Many societies did produce good quality* steel, but it's very expensive and only available in very limited quantities. Limited quantities means it just isn't available to be used for anything other than very specific, niche uses. And that really is the problem - so many other technologies rely on a number of other technologies to come to fruition (Sid Meier's Civilization) that removing or really hindering a single but very important technology stops the tech tree from continuing.
This does not require that there is only one path to a specific technology, nor that this hypothetical world end up looking like the one we inhabit.
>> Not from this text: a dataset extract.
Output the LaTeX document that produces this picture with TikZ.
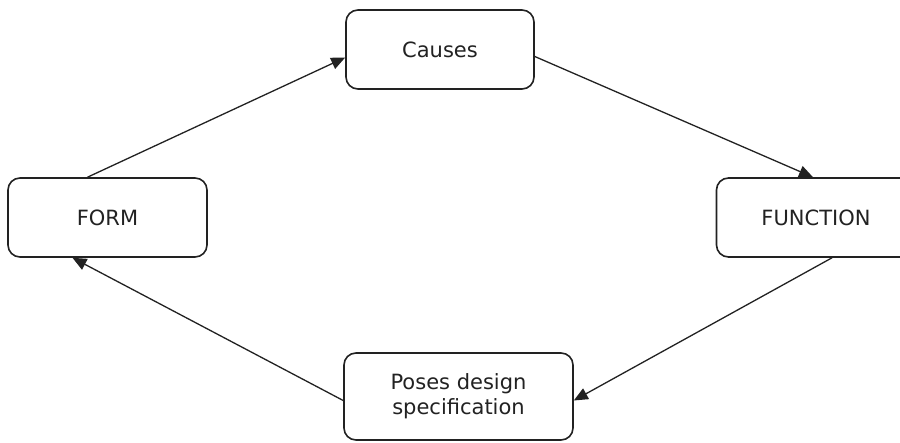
\documentclass[tikz,border=0pt]{standalone}
\usepackage{fontspec}
\setmainfont{DejaVu Sans}
\usetikzlibrary{arrows.meta}
\definecolor{ink}{HTML}{222222}
\begin{document}
\begin{tikzpicture}[x=1pt,y=-1pt,
  box/.style={draw=ink, line width=1.6pt, rounded corners=12pt, fill=white,
    align=center, text=ink, font=\fontsize{21}{25}\selectfont, inner sep=0pt},
  link/.style={draw=ink, line width=1.3pt, -{Triangle[length=14pt,width=12pt]}}]
  \useasboundingbox[fill=white] (0,0) rectangle (900,442);

  % the four stages of the cycle
  \node[box, minimum width=188pt, minimum height=79pt] (causes) at (440,49.5) {Causes};
  \node[box, minimum width=199pt, minimum height=79pt] (form) at (107.5,217.5) {FORM};
  \node[box, minimum width=199pt, minimum height=79pt] (function) at (816,217.5) {FUNCTION};
  \node[box, minimum width=229pt, minimum height=87pt] (poses) at (458.5,396.5) {Poses design\\specification};

  % connectors running clockwise
  \draw[link] ([xshift=-20pt]form.north) -- ([yshift=-8pt]causes.west);
  \draw[link] ([yshift=-7pt]causes.east) -- ([xshift=-3pt]function.north);
  \draw[link] ([xshift=16pt]function.south) -- ([yshift=-4pt]poses.east);
  \draw[link] ([yshift=-4pt]poses.west) -- ([xshift=-35pt]form.south);
\end{tikzpicture}
\end{document}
The thing about affordable iron and steel is that all of a sudden you've got a material that can be used in numerous applications - that availability and affordability drives innovation and hence technology.
But is steel required to advance all tech, is it required to advance civilization? If one wishes to have the end result look exactly as what we have now then probably yes.
Approximately 45% of all electricity generation in the UK is based on burning coal as I type. There really isn't any other fuel that I can think of that can produce the heat required in such quantity so easily without advanced technology to a) mine/extract it b) use it.
Is it required that industrialization involve the UK?
the difference between discovery and use; science and engineering. It's fine to discover something, but it requires a whole load of other factors to be present for a new discovery to produce any benefit and hence; the modern world.
The modern world we know. However, if necessity drives invention along different paths perhaps Sweden , with fast flowing rivers, becomes a nexus of industry rather than the UK.
Towers could be replaced perhaps by burial of cables. At any rate, the electrical grid did not jump to what we have now. It began much smaller.
You simply cannot extract enough energy from wind to get anywhere near enough power to start powering electric arc furnaces for steel making without first going through the industrial revolution and 20th century advances that provide the infrastructure for wind power to be distributed to such facilities in the first place.
But hydro could, and again that would see more mountainous countries taking a lead in this.
Hydro-elecric power in Canada is one of the reasons why Aluminium and it's many alloys is so prevalent today. Cheap electricity close to the source of ore is a massive bonus. However, you need sufficient technological advancement to be able to take advantage of a natural resource.
Yes, my point, that and time, remember I did say it would all take more time, and the different drive,impetus, necessities than what our reality had.
How do you use hydro when there aren't any sufficiently good sites?
You don't. It would create a much different world, wouldn't it.
A world limited to wind and water power without a resource that provides cheap energy would stagnate. There is just no way that such a world can make the leap to advanced technology using wind and water power alone. It's energy starved.
I'd love it all to be milk and honey, but the truth is, without fossil fuels we'd never be typing our posts.
You will note my tongue in cheek last line in my above post.
Perhaps I am simply less pessimistic than you are.
The world did not stagnate through the Renaissance, it certainly did not stagnate through the rise of Rome.
A rise through to what we consider advanced technology could, in my optimistic opinion, take place even, if it took 2, 3, 10, times as long as it took in reality.